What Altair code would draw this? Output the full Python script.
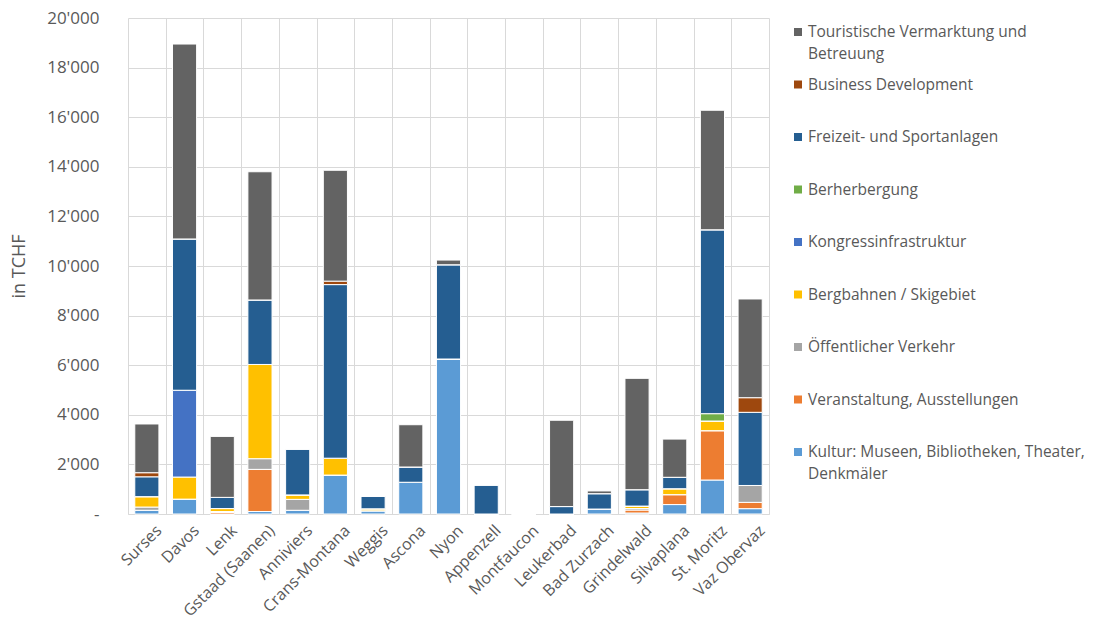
import altair as alt
import pandas as pd

orte = ["Surses", "Davos", "Lenk", "Gstaad (Saanen)", "Anniviers", "Crans-Montana",
        "Weggis", "Ascona", "Nyon", "Appenzell", "Montfaucon", "Leukerbad",
        "Bad Zurzach", "Grindelwald", "Silvaplana", "St. Moritz", "Vaz Obervaz"]

# stack order: bottom -> top
kategorien = [
    "Kultur: Museen, Bibliotheken, Theater, Denkmäler",
    "Veranstaltung, Ausstellungen",
    "Öffentlicher Verkehr",
    "Bergbahnen / Skigebiet",
    "Kongressinfrastruktur",
    "Berherbergung",
    "Freizeit- und Sportanlagen",
    "Business Development",
    "Touristische Vermarktung und Betreuung",
]
legend_texte = [
    "Kultur: Museen, Bibliotheken, Theater,\nDenkmäler",
    "Veranstaltung, Ausstellungen",
    "Öffentlicher Verkehr",
    "Bergbahnen / Skigebiet",
    "Kongressinfrastruktur",
    "Berherbergung",
    "Freizeit- und Sportanlagen",
    "Business Development",
    "Touristische Vermarktung und\nBetreuung",
]
farben = ["#5B9BD5", "#ED7D31", "#A5A5A5", "#FFC000", "#4472C4",
          "#70AD47", "#255E91", "#9E480E", "#636363"]

kultur       = [150, 600, 0, 100, 150, 1570, 130, 1280, 6250, 0, 0, 0, 200, 40, 380, 1370, 215]
veranstalt   = [0, 0, 60, 1700, 0, 0, 0, 0, 0, 0, 0, 0, 0, 120, 400, 1990, 255]
oeffentlich  = [130, 0, 40, 430, 440, 0, 0, 0, 0, 0, 0, 0, 0, 60, 0, 0, 680]
bergbahnen   = [420, 890, 120, 3800, 180, 680, 80, 0, 0, 0, 0, 0, 0, 100, 240, 390, 0]
kongress     = [0, 3500, 0, 0, 0, 0, 0, 0, 0, 0, 0, 0, 0, 0, 0, 0, 0]
beherbergung = [0, 0, 0, 0, 0, 0, 0, 0, 0, 0, 0, 0, 0, 0, 0, 295, 0]
freizeit     = [800, 6100, 450, 2600, 1850, 7000, 510, 615, 3800, 1170, 0, 300, 620, 660, 460, 7415, 2950]
business     = [165, 0, 0, 0, 0, 140, 0, 0, 0, 0, 0, 0, 0, 0, 0, 0, 590]
touristisch  = [1965, 7860, 2460, 5170, 0, 4470, 0, 1705, 190, 0, 0, 3480, 110, 4490, 1540, 4820, 3980]

serien = [kultur, veranstalt, oeffentlich, bergbahnen, kongress,
          beherbergung, freizeit, business, touristisch]

rows = []
for i, (kat, werte) in enumerate(zip(kategorien, serien)):
    for ort, w in zip(orte, werte):
        rows.append({"Ort": ort, "Kategorie": kat, "Wert": w, "idx": i})
df = pd.DataFrame(rows)

FONT = "Open Sans"
GRAY_TXT = "#595959"
GRID = "#D9D9D9"

farbskala = alt.Scale(domain=kategorien, range=farben)

bars = alt.Chart(df).mark_bar(
    stroke="white", strokeWidth=1, width={"band": 0.64}
).encode(
    x=alt.X("Ort:N", sort=orte,
            scale=alt.Scale(paddingInner=0, paddingOuter=0),
            axis=alt.Axis(title=None, labelAngle=-45, tickBand="extent", grid=True,
                          gridColor=GRID, ticks=False, domainColor=GRID,
                          labelFontSize=16, labelColor=GRAY_TXT, labelFont=FONT,
                          labelPadding=8, labelOffset=6, labelLimit=300,
                          labelOverlap=False)),
    y=alt.Y("Wert:Q", stack="zero",
            scale=alt.Scale(domain=[0, 20000]),
            axis=alt.Axis(values=list(range(0, 20001, 2000)), title="in TCHF",
                          labelExpr="datum.value == 0 ? '-' : replace(format(datum.value, ','), ',', \"'\")",
                          grid=True, gridColor=GRID, domain=False, ticks=False,
                          labelPadding=29, labelFontSize=17, labelColor=GRAY_TXT,
                          labelFont=FONT, titleFont=FONT, titleFontSize=18,
                          titleFontWeight="normal", titleColor=GRAY_TXT,
                          titlePadding=18)),
    color=alt.Color("Kategorie:N", scale=farbskala, legend=None),
    order=alt.Order("idx:Q", sort="ascending"),
).properties(width=641, height=496)

leg_df = pd.DataFrame({"Kategorie": kategorien, "Label": legend_texte})
leg_order = list(reversed(kategorien))

base = alt.Chart(leg_df).encode(
    y=alt.Y("Kategorie:N", sort=leg_order,
            scale=alt.Scale(type="point", padding=0, range=[14, 434]), axis=None)
)
sq = base.mark_square(size=64, opacity=1).encode(
    x=alt.value(4),
    color=alt.Color("Kategorie:N", scale=farbskala, legend=None),
)
tx = base.mark_text(align="left", baseline="top", dy=-7, fontSize=15.5, font=FONT,
                    color=GRAY_TXT, lineBreak="\n", lineHeight=21.7).encode(
    x=alt.value(14), text="Label:N"
)
legend = (sq + tx).properties(width=300, height=496)

chart = alt.hconcat(bars, legend, spacing=25).properties(
    padding={"left": 10, "top": 9, "right": 5, "bottom": 2}
).configure_view(strokeWidth=0)

chart.save("out.html", embed_options={"renderer": "svg", "actions": False})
··········
• **What to produce**
Write out the listing above again, exactly, but with no pictures in the copy.

• **Full response**
What Altair code would draw this? Output the full Python script.
import altair as alt
import pandas as pd

orte = ["Surses", "Davos", "Lenk", "Gstaad (Saanen)", "Anniviers", "Crans-Montana",
        "Weggis", "Ascona", "Nyon", "Appenzell", "Montfaucon", "Leukerbad",
        "Bad Zurzach", "Grindelwald", "Silvaplana", "St. Moritz", "Vaz Obervaz"]

# stack order: bottom -> top
kategorien = [
    "Kultur: Museen, Bibliotheken, Theater, Denkmäler",
    "Veranstaltung, Ausstellungen",
    "Öffentlicher Verkehr",
    "Bergbahnen / Skigebiet",
    "Kongressinfrastruktur",
    "Berherbergung",
    "Freizeit- und Sportanlagen",
    "Business Development",
    "Touristische Vermarktung und Betreuung",
]
legend_texte = [
    "Kultur: Museen, Bibliotheken, Theater,\nDenkmäler",
    "Veranstaltung, Ausstellungen",
    "Öffentlicher Verkehr",
    "Bergbahnen / Skigebiet",
    "Kongressinfrastruktur",
    "Berherbergung",
    "Freizeit- und Sportanlagen",
    "Business Development",
    "Touristische Vermarktung und\nBetreuung",
]
farben = ["#5B9BD5", "#ED7D31", "#A5A5A5", "#FFC000", "#4472C4",
          "#70AD47", "#255E91", "#9E480E", "#636363"]

kultur       = [150, 600, 0, 100, 150, 1570, 130, 1280, 6250, 0, 0, 0, 200, 40, 380, 1370, 215]
veranstalt   = [0, 0, 60, 1700, 0, 0, 0, 0, 0, 0, 0, 0, 0, 120, 400, 1990, 255]
oeffentlich  = [130, 0, 40, 430, 440, 0, 0, 0, 0, 0, 0, 0, 0, 60, 0, 0, 680]
bergbahnen   = [420, 890, 120, 3800, 180, 680, 80, 0, 0, 0, 0, 0, 0, 100, 240, 390, 0]
kongress     = [0, 3500, 0, 0, 0, 0, 0, 0, 0, 0, 0, 0, 0, 0, 0, 0, 0]
beherbergung = [0, 0, 0, 0, 0, 0, 0, 0, 0, 0, 0, 0, 0, 0, 0, 295, 0]
freizeit     = [800, 6100, 450, 2600, 1850, 7000, 510, 615, 3800, 1170, 0, 300, 620, 660, 460, 7415, 2950]
business     = [165, 0, 0, 0, 0, 140, 0, 0, 0, 0, 0, 0, 0, 0, 0, 0, 590]
touristisch  = [1965, 7860, 2460, 5170, 0, 4470, 0, 1705, 190, 0, 0, 3480, 110, 4490, 1540, 4820, 3980]

serien = [kultur, veranstalt, oeffentlich, bergbahnen, kongress,
          beherbergung, freizeit, business, touristisch]

rows = []
for i, (kat, werte) in enumerate(zip(kategorien, serien)):
    for ort, w in zip(orte, werte):
        rows.append({"Ort": ort, "Kategorie": kat, "Wert": w, "idx": i})
df = pd.DataFrame(rows)

FONT = "Open Sans"
GRAY_TXT = "#595959"
GRID = "#D9D9D9"

farbskala = alt.Scale(domain=kategorien, range=farben)

bars = alt.Chart(df).mark_bar(
    stroke="white", strokeWidth=1, width={"band": 0.64}
).encode(
    x=alt.X("Ort:N", sort=orte,
            scale=alt.Scale(paddingInner=0, paddingOuter=0),
            axis=alt.Axis(title=None, labelAngle=-45, tickBand="extent", grid=True,
                          gridColor=GRID, ticks=False, domainColor=GRID,
                          labelFontSize=16, labelColor=GRAY_TXT, labelFont=FONT,
                          labelPadding=8, labelOffset=6, labelLimit=300,
                          labelOverlap=False)),
    y=alt.Y("Wert:Q", stack="zero",
            scale=alt.Scale(domain=[0, 20000]),
            axis=alt.Axis(values=list(range(0, 20001, 2000)), title="in TCHF",
                          labelExpr="datum.value == 0 ? '-' : replace(format(datum.value, ','), ',', \"'\")",
                          grid=True, gridColor=GRID, domain=False, ticks=False,
                          labelPadding=29, labelFontSize=17, labelColor=GRAY_TXT,
                          labelFont=FONT, titleFont=FONT, titleFontSize=18,
                          titleFontWeight="normal", titleColor=GRAY_TXT,
                          titlePadding=18)),
    color=alt.Color("Kategorie:N", scale=farbskala, legend=None),
    order=alt.Order("idx:Q", sort="ascending"),
).properties(width=641, height=496)

leg_df = pd.DataFrame({"Kategorie": kategorien, "Label": legend_texte})
leg_order = list(reversed(kategorien))

base = alt.Chart(leg_df).encode(
    y=alt.Y("Kategorie:N", sort=leg_order,
            scale=alt.Scale(type="point", padding=0, range=[14, 434]), axis=None)
)
sq = base.mark_square(size=64, opacity=1).encode(
    x=alt.value(4),
    color=alt.Color("Kategorie:N", scale=farbskala, legend=None),
)
tx = base.mark_text(align="left", baseline="top", dy=-7, fontSize=15.5, font=FONT,
                    color=GRAY_TXT, lineBreak="\n", lineHeight=21.7).encode(
    x=alt.value(14), text="Label:N"
)
legend = (sq + tx).properties(width=300, height=496)

chart = alt.hconcat(bars, legend, spacing=25).properties(
    padding={"left": 10, "top": 9, "right": 5, "bottom": 2}
).configure_view(strokeWidth=0)

chart.save("out.html", embed_options={"renderer": "svg", "actions": False})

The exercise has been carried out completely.